Surviving the Reich: The World War II Saga of a Jewish-American GI
by Ivan Goldstein
"In the morning, take the Jew out and shoot him."
That was almost Pvt. Ivan Goldstein's fate, his captivity over before it had really begun, on the orders of the German major interrogating Goldstein and his Sherman tank crewmates. It was not the first time Goldstein narrowly escaped death at the hands of the Nazis in World War II, and it would not be the last.
From the moment Japan bombed Pearl Harbor, seventeen-year-old Ivan Goldstein had been ready to enlist. Devoted to his youn widowed mother, however, he acquiesced when she urged him to attend college instead of risking his life in the war. His time at the University of Denver only delayed the inevitable, and his draft notice soon arrived. Entering the army, he was eventually assigned to Company B, 41st Tank Battalion, 11th Armored Division.

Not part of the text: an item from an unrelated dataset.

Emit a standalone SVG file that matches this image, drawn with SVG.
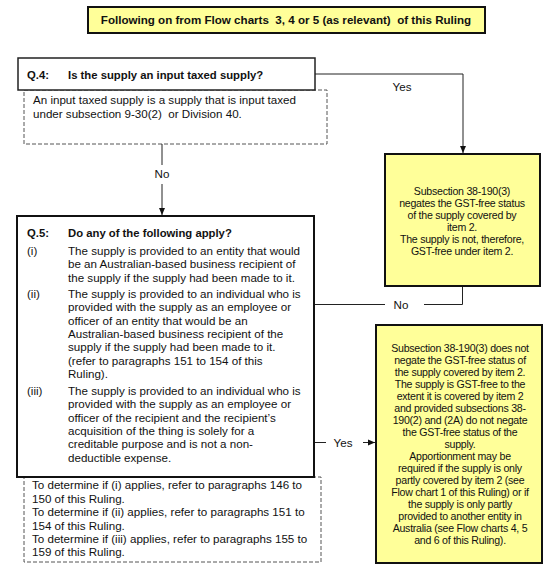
<svg xmlns="http://www.w3.org/2000/svg" width="558" height="572" viewBox="0 0 558 572">
<style>
.t{font-family:"Liberation Sans",Arial,sans-serif;font-size:11.6px;fill:#111}
.b{font-weight:bold;font-size:11.3px}
.tt{font-family:"Liberation Sans",Arial,sans-serif;font-size:11.6px;font-weight:bold;fill:#111;white-space:pre}
.y{font-family:"Liberation Sans",Arial,sans-serif;font-size:10.6px;fill:#111;text-anchor:middle;letter-spacing:-0.25px}
.box{fill:#fff;stroke:#222;stroke-width:1.5}
.dash{fill:#fff;stroke:#555;stroke-width:1;stroke-dasharray:4 2}
.yb{fill:#ffff99;stroke:#111;stroke-width:2}
.ln{fill:none;stroke:#222;stroke-width:1}
</style>
<defs>
<marker id="ar" markerWidth="8" markerHeight="8" refX="7" refY="4" orient="auto" markerUnits="userSpaceOnUse">
<path d="M0,1 L7,4 L0,7 Z" fill="#111"/>
</marker>
</defs>
<rect width="558" height="572" fill="#fff"/>

<g id="title">
<rect x="88" y="7" width="397" height="26" fill="#ffff99" stroke="#111" stroke-width="2"/>
<text class="tt" x="286" y="24" text-anchor="middle" xml:space="preserve">Following on from Flow charts  3, 4 or 5 (as relevant)  of this Ruling</text>
</g>

<g id="q4note">
<rect class="dash" x="24" y="90" width="303" height="54"/>
<text class="t" x="33" y="104">An input taxed supply is a supply that is input taxed</text>
<text class="t" x="33" y="118" xml:space="preserve">under subsection 9-30(2)  or Division 40.</text>
</g>

<g id="q4">
<rect class="box" x="18" y="58" width="297" height="32"/>
<text class="t b" x="27" y="79">Q.4:</text>
<text class="t b" x="68" y="79">Is the supply an input taxed supply?</text>
</g>

<g id="r1">
<rect class="yb" x="385" y="154" width="155" height="132"/>
<text class="y" x="462" y="195">Subsection 38-190(3)</text>
<text class="y" x="462" y="207">negates the GST-free status</text>
<text class="y" x="462" y="219">of the supply covered by</text>
<text class="y" x="462" y="231">item 2.</text>
<text class="y" x="462" y="243">The supply is not, therefore,</text>
<text class="y" x="462" y="255">GST-free under item 2.</text>
</g>

<g id="q5note">
<rect class="dash" x="24" y="477" width="297" height="85"/>
<text class="t" x="32" y="489">To determine if (i) applies, refer to paragraphs 146 to</text>
<text class="t" x="32" y="502.5">150 of this Ruling.</text>
<text class="t" x="32" y="516">To determine if (ii) applies, refer to paragraphs 151 to</text>
<text class="t" x="32" y="529.5">154 of this Ruling.</text>
<text class="t" x="32" y="543">To determine if (iii) applies, refer to paragraphs 155 to</text>
<text class="t" x="32" y="556">159 of this Ruling.</text>
</g>

<g id="q5">
<rect x="17" y="216" width="297" height="261" fill="#fff" stroke="#111" stroke-width="2"/>
<text class="t b" x="27" y="237">Q.5:</text>
<text class="t b" x="68" y="237">Do any of the following apply?</text>
<text class="t" x="27" y="255">(i)</text>
<text class="t" x="68" y="255">The supply is provided to an entity that would</text>
<text class="t" x="68" y="268">be an Australian-based business recipient of</text>
<text class="t" x="68" y="281.5">the supply if the supply had been made to it.</text>
<text class="t" x="27" y="298">(ii)</text>
<text class="t" x="68" y="298">The supply is provided to an individual who is</text>
<text class="t" x="68" y="311.3">provided with the supply as an employee or</text>
<text class="t" x="68" y="324.6">officer of an entity that would be an</text>
<text class="t" x="68" y="338">Australian-based business recipient of the</text>
<text class="t" x="68" y="351.2">supply if the supply had been made to it.</text>
<text class="t" x="68" y="364.5">(refer to paragraphs 151 to 154 of this</text>
<text class="t" x="68" y="378">Ruling).</text>
<text class="t" x="27" y="395">(iii)</text>
<text class="t" x="68" y="395">The supply is provided to an individual who is</text>
<text class="t" x="68" y="408.3">provided with the supply as an employee or</text>
<text class="t" x="68" y="421.6">officer of the recipient and the recipient’s</text>
<text class="t" x="68" y="435">acquisition of the thing is solely for a</text>
<text class="t" x="68" y="448.2">creditable purpose and is not a non-</text>
<text class="t" x="68" y="461.5">deductible expense.</text>
</g>

<g id="r2">
<rect class="yb" x="376" y="325" width="166" height="238"/>
<text class="y" x="460" y="352">Subsection 38-190(3) does not</text>
<text class="y" x="460" y="364">negate the GST-free status of</text>
<text class="y" x="460" y="376">the supply covered by item 2.</text>
<text class="y" x="460" y="388">The supply is GST-free to the</text>
<text class="y" x="460" y="400">extent it is covered by item 2</text>
<text class="y" x="460" y="412">and provided subsections 38-</text>
<text class="y" x="460" y="424">190(2) and (2A) do not negate</text>
<text class="y" x="460" y="436">the GST-free status of the</text>
<text class="y" x="460" y="448">supply.</text>
<text class="y" x="460" y="460">Apportionment may be</text>
<text class="y" x="460" y="472">required if the supply is only</text>
<text class="y" x="460" y="484">partly covered by item 2 (see</text>
<text class="y" x="460" y="496">Flow chart 1 of this Ruling) or if</text>
<text class="y" x="460" y="508">the supply is only partly</text>
<text class="y" x="460" y="520">provided to another entity in</text>
<text class="y" x="460" y="532">Australia (see Flow charts 4, 5</text>
<text class="y" x="460" y="544">and 6 of this Ruling).</text>
</g>

<g id="connectors">
<path class="ln" d="M315,74 H463 V153" marker-end="url(#ar)"/>
<text class="t" x="402" y="91" text-anchor="middle">Yes</text>
<path class="ln" d="M162,144 V165"/>
<text class="t" x="162" y="178" text-anchor="middle">No</text>
<path class="ln" d="M162,184 V215" marker-end="url(#ar)"/>
<path class="ln" d="M315,304.5 H385"/>
<text class="t" x="401" y="308.5" text-anchor="middle">No</text>
<path class="ln" d="M424,304.5 H462.5 V287"/>
<path class="ln" d="M315,442.5 H326"/>
<text class="t" x="343" y="446.5" text-anchor="middle">Yes</text>
<path class="ln" d="M363,442.5 H375" marker-end="url(#ar)"/>
</g>
</svg>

Private Goldstein first faced a threat close to home: the anti-Semitism of his own company commander. Nevertheless, he made it through training in the States and England, and late in 1944 he was on his way to what would become known as the Battle of the Bulge, the bloodiest battle in U.S. history, with more than nineteen thousand American deaths over the course of a month.
Goldstein and his fellow crewmates of the M4 Sherman named Barracuda would not see those weeks of brutal warfare thought frozen fields and snow-covered towns, however. Barracuda was hit on their first day of combat, caught fire, and became mired in a frozen pond. Lucky to escape the burning tank alive, Goldstein was captured and then interrogated by a German major who ordered his execution. Ivan was lucky again that in the face of an American attack the order was forgotten by the Germans. He was even luckier to still be alive in the stalag when the liberating Americans arrived in the spring.
In Surviving the Reich, Goldstein recounts his life before, during and after World War II. Although haunted by nightmares, he tries to put his time in captivity behind him, ignoring the memories of his POW experience for decades following the war. But then a surprising twist of fate draws him back to Belgium, to the site of his capture, where he is given a hero's welcome in the city of Bastogne and bringing him full-circle back to his miraculous survival over five decades earlier.